### Task directions
Only the lines from the top of the listing below to the line that has "var tBurAmBErr = [1.0, 1.0, 1.0, 3.0];" should be echoed, with both ends kept and pictures left out.
——————
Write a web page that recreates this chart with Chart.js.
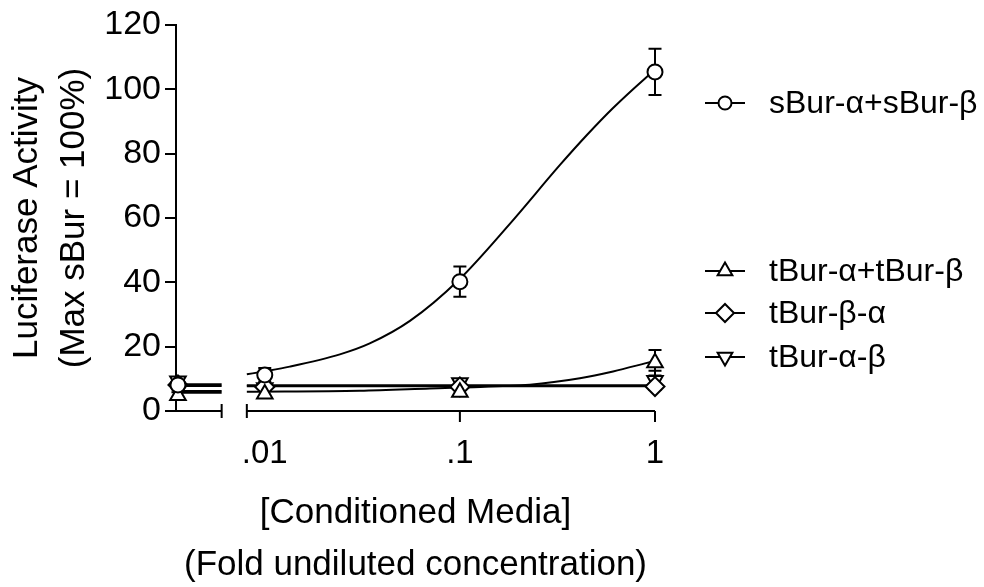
<!DOCTYPE html>
<html>
<head>
<meta charset="utf-8">
<script src="https://cdn.jsdelivr.net/npm/chart.js@4.4.1/dist/chart.umd.min.js"></script>
<style>
  body { margin: 0; background: #fff; }
  canvas { display: block; }
</style>
</head>
<body>
<canvas id="bursicon" width="984" height="587"></canvas>
<script>
// x values are log10 of the fold concentration, the control (no media) sits left of the axis break
var controlX = -2.445;
var doseX = [-2, -1, 0];
var tickText = ['.01', '.1', '1'];
var breakEnd = -2.221;    // left piece of the x axis stops here
var breakStart = -2.092;  // right piece starts here

var seriesNames = ['sBur-\u03b1+sBur-\u03b2', 'tBur-\u03b1+tBur-\u03b2', 'tBur-\u03b2-\u03b1', 'tBur-\u03b1-\u03b2'];

// means and error, order: control, .01, .1, 1
var sBurMean = [8.1, 11.2, 40.2, 105.4];
var sBurErr = [1.2, 2.2, 4.7, 7.2];
var tBurABMean = [4.8, 5.3, 5.8, 15.0];
var tBurABErr = [1.0, 1.0, 1.0, 4.0];
var tBurBAMean = [8.1, 7.5, 7.5, 7.6];
var tBurBAErr = [0.8, 0.8, 0.8, 0.8];
var tBurAmBMean = [9.3, 7.2, 8.8, 9.5];
var tBurAmBErr = [1.0, 1.0, 1.0, 3.0];

// fitted curves
var sBurFitX = [-2.092, -2.005, -1.872, -1.615, -1.462, -1.256, -1.005, -0.744, -0.487, -0.349, -0.215, -0.051, 0];
var sBurFitY = [11.4, 12.3, 13.8, 17.6, 21.0, 28.0, 40.8, 58.2, 76.5, 85.8, 94.2, 103.4, 106.0];
var tBurABFitX = [-2.092, -1.513, -1.154, -1.005, -0.641, -0.385, -0.215, -0.051, 0];
var tBurABFitY = [6.0, 6.3, 7.0, 7.3, 8.2, 10.2, 12.3, 14.8, 15.6];
var flatFitX = [-2.092, 0];
var tBurBAFitY = [7.7, 7.7];
var tBurAmBFitY = [8.0, 8.0];

// short level lines left of the break: sBur, tBur-b-a, tBur-a-b, tBur-a+b
var leftFitX = [controlX, breakEnd];
var leftFitY = [8.3, 7.8, 6.2, 5.7];

var FONT = "'Liberation Sans', Arial, sans-serif";
Chart.defaults.font.family = FONT;
Chart.defaults.color = '#000';

function points(mean) {
  var xs = [controlX].concat(doseX);
  return xs.map(function(x, i) { return {x: x, y: mean[i]}; });
}
function curve(xs, ys) {
  return xs.map(function(x, i) { return {x: x, y: ys[i]}; });
}
function pointSet(i, mean, err, style, radius, rot) {
  return {
    label: seriesNames[i],
    data: points(mean),
    errorBars: err,
    showLine: false,
    pointStyle: style,
    pointRotation: rot || 0,
    pointRadius: radius,
    pointHoverRadius: radius,
    pointBorderWidth: 2,
    pointBackgroundColor: '#fff',
    pointBorderColor: '#000',
    borderColor: '#000',
    clip: false,
    order: 0
  };
}
function fitSet(data) {
  return {
    data: data,
    showLine: true,
    pointRadius: 0,
    borderColor: '#000',
    borderWidth: 2,
    cubicInterpolationMode: 'monotone',
    clip: false,
    order: 1
  };
}

var errorBarPlugin = {
  id: 'errorBars',
  beforeDatasetsDraw: function(chart) {
    var ctx = chart.ctx, xs = chart.scales.x, ys = chart.scales.y;
    ctx.save();
    ctx.strokeStyle = '#000';
    ctx.lineWidth = 2;
    chart.data.datasets.forEach(function(ds) {
      if (!ds.errorBars) return;
      ds.data.forEach(function(p, i) {
        var e = ds.errorBars[i];
        var px = xs.getPixelForValue(p.x);
        var top = ys.getPixelForValue(p.y + e);
        var bot = ys.getPixelForValue(p.y - e);
        ctx.beginPath();
        ctx.moveTo(px, top); ctx.lineTo(px, bot);
        ctx.moveTo(px - 6.5, top); ctx.lineTo(px + 6.5, top);
        ctx.moveTo(px - 6.5, bot); ctx.lineTo(px + 6.5, bot);
        ctx.stroke();
      });
    });
    ctx.restore();
  }
};

// x axis drawn in two pieces with a gap for the break
var brokenAxisPlugin = {
  id: 'brokenAxis',
  beforeDatasetsDraw: function(chart) {
    var ctx = chart.ctx, xs = chart.scales.x, ys = chart.scales.y;
    var y0 = ys.getPixelForValue(0);
    var a = chart.chartArea.left;
    var b = xs.getPixelForValue(breakEnd);
    var c = xs.getPixelForValue(breakStart);
    var d = xs.getPixelForValue(0);
    ctx.save();
    ctx.strokeStyle = '#000';
    ctx.lineWidth = 2;
    ctx.beginPath();
    ctx.moveTo(a, y0); ctx.lineTo(b, y0);
    ctx.moveTo(b, y0 - 7); ctx.lineTo(b, y0 + 7);
    ctx.moveTo(c, y0); ctx.lineTo(d, y0);
    ctx.moveTo(c, y0 - 7); ctx.lineTo(c, y0 + 7);
    // tick marks at .1 and 1
    doseX.slice(1).forEach(function(v) {
      var px = xs.getPixelForValue(v);
      ctx.moveTo(px, y0); ctx.lineTo(px, y0 + 11);
    });
    ctx.stroke();
    ctx.restore();
  }
};

var sideLegendPlugin = {
  id: 'sideLegend',
  afterDraw: function(chart, args, opts) {
    var ctx = chart.ctx;
    ctx.save();
    ctx.font = '32px ' + FONT;
    ctx.textBaseline = 'middle';
    ctx.lineWidth = 2;
    ctx.strokeStyle = '#000';
    opts.rows.forEach(function(rowY, i) {
      var ds = chart.data.datasets[i];
      ctx.beginPath();
      ctx.moveTo(opts.lineStart, rowY);
      ctx.lineTo(opts.lineEnd, rowY);
      ctx.stroke();
      ctx.fillStyle = '#fff';
      Chart.helpers.drawPoint(ctx, {
        pointStyle: ds.pointStyle,
        rotation: ds.pointRotation,
        radius: opts.markerRadius[i],
        borderWidth: 2
      }, (opts.lineStart + opts.lineEnd) / 2, rowY);
      ctx.fillStyle = '#000';
      ctx.fillText(ds.label, opts.textX, rowY + 1);
    });
    ctx.restore();
  }
};

var data = {
  datasets: [
    pointSet(0, sBurMean, sBurErr, 'circle', 7.5),
    pointSet(1, tBurABMean, tBurABErr, 'triangle', 9),
    pointSet(2, tBurBAMean, tBurBAErr, 'rectRot', 9.5),
    pointSet(3, tBurAmBMean, tBurAmBErr, 'triangle', 9, 180),
    fitSet(curve(sBurFitX, sBurFitY)),
    fitSet(curve(tBurABFitX, tBurABFitY)),
    fitSet(curve(flatFitX, tBurBAFitY)),
    fitSet(curve(flatFitX, tBurAmBFitY)),
    fitSet(curve(leftFitX, [leftFitY[0], leftFitY[0]])),
    fitSet(curve(leftFitX, [leftFitY[1], leftFitY[1]])),
    fitSet(curve(leftFitX, [leftFitY[2], leftFitY[2]])),
    fitSet(curve(leftFitX, [leftFitY[3], leftFitY[3]]))
  ]
};

var config = {
  type: 'scatter',
  data: data,
  plugins: [errorBarPlugin, brokenAxisPlugin, sideLegendPlugin],
  options: {
    responsive: false,
    animation: false,
    events: [],
    layout: { padding: { top: 25, right: 329, bottom: 0, left: 0 } },
    plugins: {
      legend: { display: false },
      tooltip: { enabled: false },
      sideLegend: {
        rows: [103, 271, 313, 357],
        markerRadius: [6.5, 8.5, 9, 8.5],
        lineStart: 705,
        lineEnd: 745,
        textX: 769
      }
    },
    scales: {
      x: {
        type: 'linear',
        min: -2.455,
        max: 0,
        afterBuildTicks: function(s) {
          s.ticks = doseX.map(function(v) { return {value: v}; });
        },
        afterFit: function(s) { s.height = 176; },
        border: { display: false },
        grid: { display: false, drawTicks: false },
        ticks: {
          font: { size: 33 },
          padding: 23,
          maxRotation: 0,
          callback: function(v) { return tickText[doseX.indexOf(v)]; }
        },
        title: {
          display: true,
          text: ['[Conditioned Media]', '(Fold undiluted concentration)'],
          font: { size: 35, lineHeight: '51.5px' },
          padding: { top: 0, bottom: -4 }
        }
      },
      y: {
        min: 0,
        max: 120,
        afterFit: function(s) { s.width = 176; },
        border: { display: true, color: '#000', width: 2 },
        grid: { display: true, drawOnChartArea: false, drawTicks: true, tickLength: 11, color: '#000', lineWidth: 2 },
        ticks: { stepSize: 20, font: { size: 34 }, padding: 4 },
        title: {
          display: true,
          text: ['Luciferase Activity', '(Max sBur = 100%)'],
          font: { size: 35, lineHeight: '47px' },
          padding: { top: 4, bottom: 0 }
        }
      }
    }
  }
};

var bursChart = new Chart(document.getElementById('bursicon'), config);
</script>
</body>
</html>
——————
### Response to the exercise
Write a web page that recreates this chart with Chart.js.
<!DOCTYPE html>
<html>
<head>
<meta charset="utf-8">
<script src="https://cdn.jsdelivr.net/npm/chart.js@4.4.1/dist/chart.umd.min.js"></script>
<style>
  body { margin: 0; background: #fff; }
  canvas { display: block; }
</style>
</head>
<body>
<canvas id="bursicon" width="984" height="587"></canvas>
<script>
// x values are log10 of the fold concentration, the control (no media) sits left of the axis break
var controlX = -2.445;
var doseX = [-2, -1, 0];
var tickText = ['.01', '.1', '1'];
var breakEnd = -2.221;    // left piece of the x axis stops here
var breakStart = -2.092;  // right piece starts here

var seriesNames = ['sBur-\u03b1+sBur-\u03b2', 'tBur-\u03b1+tBur-\u03b2', 'tBur-\u03b2-\u03b1', 'tBur-\u03b1-\u03b2'];

// means and error, order: control, .01, .1, 1
var sBurMean = [8.1, 11.2, 40.2, 105.4];
var sBurErr = [1.2, 2.2, 4.7, 7.2];
var tBurABMean = [4.8, 5.3, 5.8, 15.0];
var tBurABErr = [1.0, 1.0, 1.0, 4.0];
var tBurBAMean = [8.1, 7.5, 7.5, 7.6];
var tBurBAErr = [0.8, 0.8, 0.8, 0.8];
var tBurAmBMean = [9.3, 7.2, 8.8, 9.5];
var tBurAmBErr = [1.0, 1.0, 1.0, 3.0];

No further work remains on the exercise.